The 2018 Australian Rural & Remote Mental Health Symposium will be held this month over 15-17 October at the Hotel Grand Chancellor, Hobart, Tasmania.
Joining us at the conference is Ms Keren Wolstencroft, Research Coordinator at Neami National who will present on ‘Active8: Promoting Health Beyond the Absence of Mental Illness’.
People living with a mental illness are several times more likely to be diagnosed with cancer, heart disease and diabetes and life expectancy is several years less. Neami National is one of over 50 organisations that have agreed to the Australian Governments ‘Equally Well’ consensus statement, which promotes a holistic and whole of life response across systems to seriously address these unacceptable inequities in health.
Active8 is a program developed by Neami National as part of a response which supports participants to identity and work on health-related goals, improve their health literacy, engage with health services and develop greater health behaviour self-management skills.

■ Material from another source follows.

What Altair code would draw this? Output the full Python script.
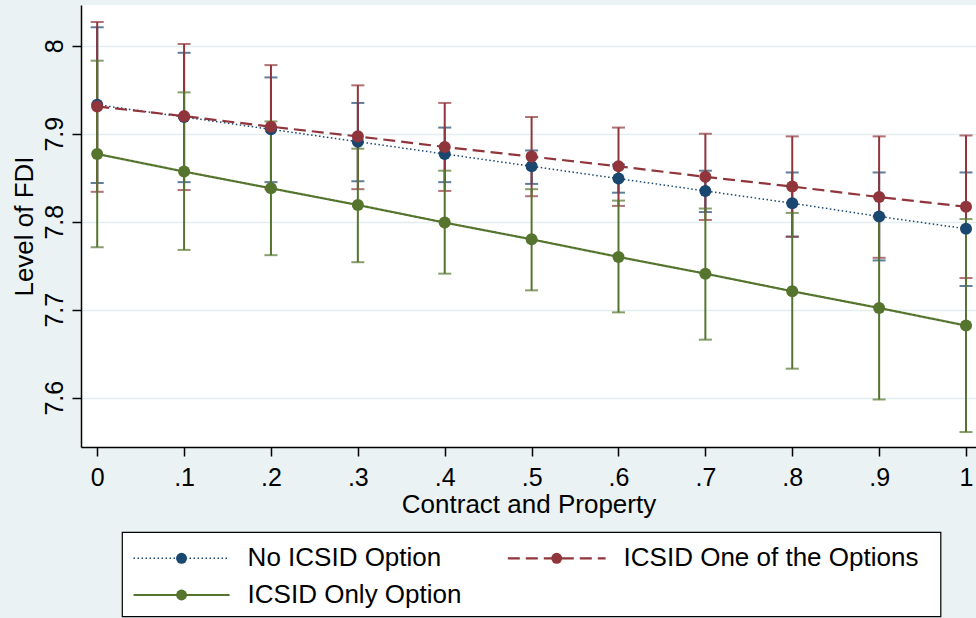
import json

import altair as alt
import pandas as pd

# Predicted level of FDI over the contract-and-property index, by ICSID arrangement
contract_property = [0.0, 0.1, 0.2, 0.3, 0.4, 0.5, 0.6, 0.7, 0.8, 0.9, 1.0]
x_tick_labels = ["0", ".1", ".2", ".3", ".4", ".5", ".6", ".7", ".8", ".9", "1"]
y_ticks = [7.6, 7.7, 7.8, 7.9, 8.0]
y_tick_labels = ["7.6", "7.7", "7.8", "7.9", "8"]

series_names = ["No ICSID Option", "ICSID One of the Options", "ICSID Only Option"]

no_icsid_margin = [7.933, 7.919, 7.905, 7.891, 7.877, 7.863, 7.849, 7.835, 7.821, 7.806, 7.792]
no_icsid_lower = [7.844, 7.845, 7.845, 7.846, 7.845, 7.843, 7.833, 7.811, 7.783, 7.756, 7.727]
no_icsid_upper = [8.021, 7.992, 7.964, 7.935, 7.907, 7.881, 7.865, 7.858, 7.856, 7.856, 7.856]

one_of_margin = [7.931, 7.920, 7.908, 7.897, 7.885, 7.874, 7.863, 7.851, 7.840, 7.828, 7.817]
one_of_lower = [7.834, 7.836, 7.837, 7.837, 7.835, 7.829, 7.818, 7.802, 7.783, 7.759, 7.736]
one_of_upper = [8.027, 8.002, 7.978, 7.955, 7.935, 7.919, 7.907, 7.900, 7.897, 7.897, 7.898]

only_margin = [7.877, 7.857, 7.838, 7.819, 7.799, 7.780, 7.760, 7.741, 7.721, 7.702, 7.682]
only_lower = [7.771, 7.768, 7.762, 7.754, 7.741, 7.722, 7.697, 7.666, 7.633, 7.598, 7.561]
only_upper = [7.983, 7.947, 7.914, 7.883, 7.858, 7.837, 7.824, 7.815, 7.810, 7.806, 7.803]

FONT = "Liberation Sans"
NAVY, MAROON, FOREST = "#1a476f", "#90353b", "#55752f"

styles = [
    {"color": NAVY, "dash": [1.5, 2.5], "width": 1.5},
    {"color": MAROON, "dash": [12, 6], "width": 2.2},
    {"color": FOREST, "dash": [1, 0], "width": 2.2},
]
series_values = [
    (no_icsid_margin, no_icsid_lower, no_icsid_upper),
    (one_of_margin, one_of_lower, one_of_upper),
    (only_margin, only_lower, only_upper),
]

frames = [
    pd.DataFrame({"x": contract_property, "margin": m, "lo": lo, "hi": hi})
    for (m, lo, hi) in series_values
]

x_scale = alt.Scale(domain=[-0.01865, 1.0115], nice=False, zero=False)
y_scale = alt.Scale(domain=[7.544, 8.0463], nice=False, zero=False)

x_axis = alt.Axis(
    values=contract_property,
    labelExpr=json.dumps(x_tick_labels) + "[round(datum.value * 10)]",
    grid=False,
    domainColor="black", domainWidth=1.5,
    tickColor="black", tickSize=9, tickWidth=1.5,
    labelFont=FONT, labelFontSize=25, labelColor="black", labelPadding=9,
    labelAngle=0,
    title="Contract and Property",
    titleFont=FONT, titleFontSize=26, titleFontWeight="normal", titleColor="black",
    titlePadding=1,
)
y_axis = alt.Axis(
    values=y_ticks,
    labelExpr=json.dumps(y_tick_labels) + "[round((datum.value - 7.6) * 10)]",
    grid=True, gridColor="#e4edf0", gridWidth=1.5,
    domainColor="black", domainWidth=1.5,
    tickColor="black", tickSize=9, tickWidth=1.5,
    labelFont=FONT, labelFontSize=25, labelColor="black",
    labelAngle=270, labelAlign="center", labelBaseline="alphabetic", labelPadding=10,
    title="Level of FDI",
    titleFont=FONT, titleFontSize=26, titleFontWeight="normal", titleColor="black",
    titlePadding=5,
)


def xenc():
    return alt.X("x:Q", scale=x_scale, axis=x_axis)


def yenc(field):
    return alt.Y(f"{field}:Q", scale=y_scale, axis=y_axis)


layers = []

# confidence intervals: spike plus caps
for df, st in zip(frames, styles):
    base = alt.Chart(df)
    layers.append(
        base.mark_rule(color=st["color"], strokeWidth=2).encode(
            x=xenc(), y=yenc("lo"), y2="hi:Q"
        )
    )
    for end in ("lo", "hi"):
        layers.append(
            base.mark_tick(
                color=st["color"], orient="horizontal", size=13, thickness=2
            ).encode(x=xenc(), y=yenc(end))
        )

# connected margins
for df, st in zip(frames, styles):
    base = alt.Chart(df)
    layers.append(
        base.mark_line(
            color=st["color"], strokeWidth=st["width"], strokeDash=st["dash"]
        ).encode(x=xenc(), y=yenc("margin"))
    )
    layers.append(
        base.mark_point(
            filled=True, shape="circle", size=145, opacity=1,
            color=st["color"], strokeWidth=0,
        ).encode(x=xenc(), y=yenc("margin"))
    )

# legend box below the plot
one = pd.DataFrame({"k": [0]})
layers.append(
    alt.Chart(one).mark_rect(fill="white", stroke="black", strokeWidth=1.2).encode(
        x=alt.value(41.3), x2=alt.value(859.8), y=alt.value(527.3), y2=alt.value(611.7)
    )
)
slots = [(52.5, 148.6, 553.3), (426.8, 524.6, 553.3), (52.5, 148.6, 590.0)]
for name, st, (x0, x1, yy) in zip(series_names, styles, slots):
    layers.append(
        alt.Chart(one).mark_rule(
            color=st["color"], strokeWidth=st["width"], strokeDash=st["dash"]
        ).encode(x=alt.value(x0), x2=alt.value(x1), y=alt.value(yy))
    )
    layers.append(
        alt.Chart(one).mark_point(
            filled=True, shape="circle", size=120, opacity=1,
            color=st["color"], strokeWidth=0,
        ).encode(x=alt.value((x0 + x1) / 2), y=alt.value(yy))
    )
    layers.append(
        alt.Chart(one).mark_text(
            text=name, align="left", baseline="middle",
            font=FONT, fontSize=26, color="black",
        ).encode(x=alt.value(x1 + 18), y=alt.value(yy))
    )

chart = (
    alt.layer(*layers)
    .properties(
        width=895,
        height=442,
        padding={"left": 81, "top": 5, "right": 0, "bottom": 171},
        autosize=alt.AutoSizeParams(type="none"),
        background="#eaf2f3",
    )
    .configure(font=FONT)
    .configure_view(fill="white", strokeWidth=0)
)

chart.save("out.html", embed_options={"renderer": "svg", "actions": False})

The Activ8 program has been funded by south eastern NSW Primary Health Network COORDINARE and is currently being delivered in the Illawarra and Shoalhaven regional areas of NSW.
Active8 adapts two projects previously trialled across Australian sites to provide a complementary program of individual and group-based health behaviour supports. Eat, Plant, Learn is a seven-week group-based program aimed at building healthy eating skills. Coaching for Health offers six one-on-one sessions with a trained ‘peer coach’. Coaching emphasizes collaboration to create pathways for sustainable change. In the context of this program, a person’s physical health goals are developed according to their individual aspirations and contexts with reference to local resources and opportunities. Peer coaches selectively use their personal experience of illness and recovery to inspire hope, self-determination and reduce stigma.
In this presentation we share findings from ongoing monitoring activities and a recent formative program evaluation exercise. Utilising a ‘Most Significant Change’ approach we examined change stories from key stakeholders involved in implementation, referring, accessing and delivering the Active8 program. The findings provide insight into what is transpiring in terms of change, impact and challenges at the individual, program delivery and health systems levels.
1. How a coaching approach can bridge the gap between individual aspirations and local resources.
2. The role of ‘peer coaches’ in supporting hope and self-determination for change.
3. Navigating challenges at the individual, program delivery and health systems levels.
Dr Priscilla Ennals is the Senior Manager of Research and Evaluation at Neami National. She is an occupational therapist with clinical and research expertise in mental health and ill‐health.